Reputation: 2399
I need some good references for using Hadoop for real-time systems like searching with little response time. I know hadoop has its overhead of hdfs, but whats the best way of doing this with hadoop.
Upvotes: 3
Views: 3153
Reputation: 11
This query is old but it begs an answer. Even if there are millions of documents but are not changing in real-time like FAQ docs, Lucene + SOLR for distribution should pretty much suffice the need. Hathi Trust indexes billions of documents using the same combination.
It is a completely different problem if the index is changing in real time. Even Lucene will have problems dealing with updating its index and you have to look at real time search engines. There has been some attempt at reworking Lucene for real time and maybe it should work. You can also look at HSearch, a real time distributed search engine built on Hadoop and HBase, hosted at http://bizosyshsearch.sourceforge.net
Upvotes: 1
Reputation: 19676
You need to provide a lot more information about the goals and challenges of your system to get good advice. Perhaps Hadoop is not what you need, and you just require some distributed systems foo? (Oh and are you totally sure you require a distributed system? There's an awful lot you can do with a replicated database on top of a couple of large-memory machines).
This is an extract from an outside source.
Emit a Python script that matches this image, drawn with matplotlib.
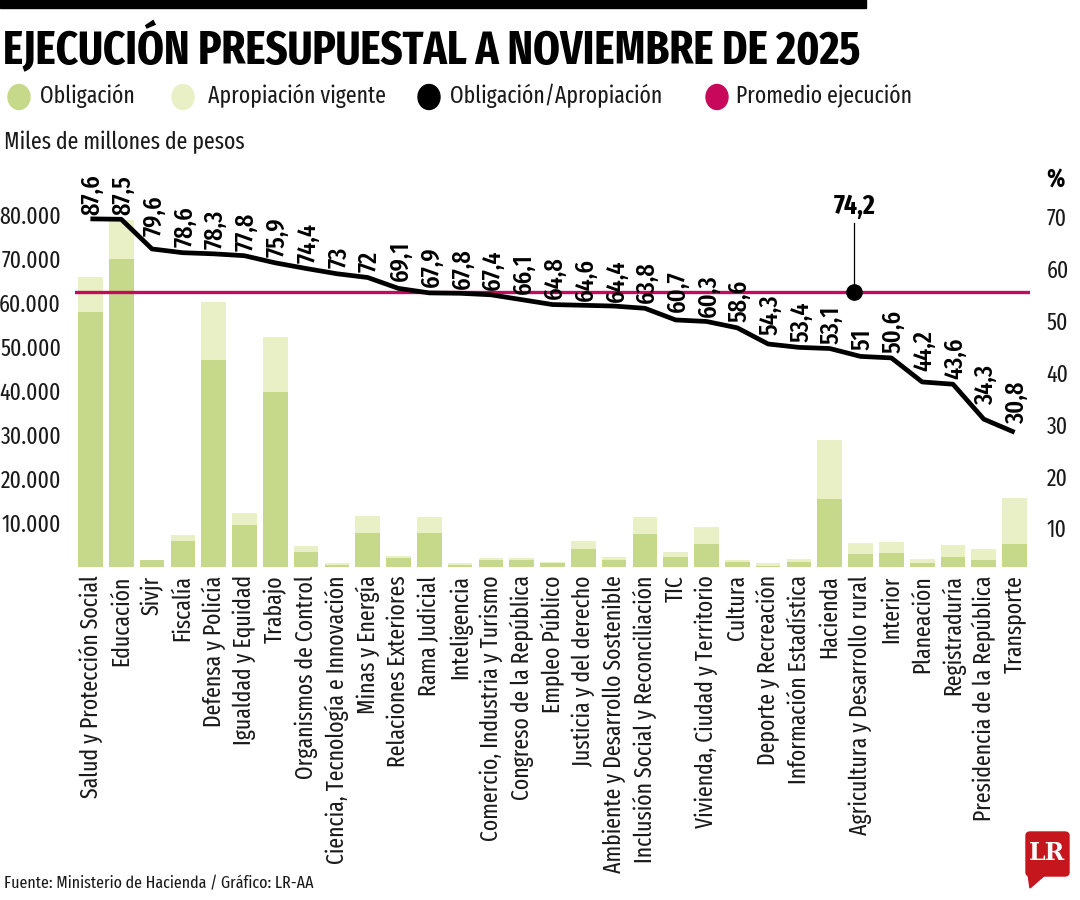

Knowing nothing about your problem, I'll give you are few shot-in-the-dark attempts at answering.
If you really really need to do serious processing at query time, the way to do that is to run dedicated processes that do the specific kinds of computations you need, and use something like Thrift to send requests for computation and receive results back. Optimize them to have all the needed data in-memory. The process that receives the query itself can then do nothing more than break the problem into pieces, send the pieces to compute nodes, and collect the results. This sounds like Hadoop, but is not because it's made for computation of specific problems with pre-loaded data rather than a generic computation model for arbitrary computing.
Upvotes: 10
Reputation: 186118
Hadoop is completely the wrong tool for this kind of requirement. It is explicitly optimised for large batch jobs that run for several minutes up to hours or even days.
FWIW, HDFS has nothing to do with the overhead. It's the fact that Hadoop jobs deploy a jar file onto every node, setup a working area, start each job running, pass information via files between stages of the computation, communicate progress and status with the job runner, etc., etc.
Upvotes: 5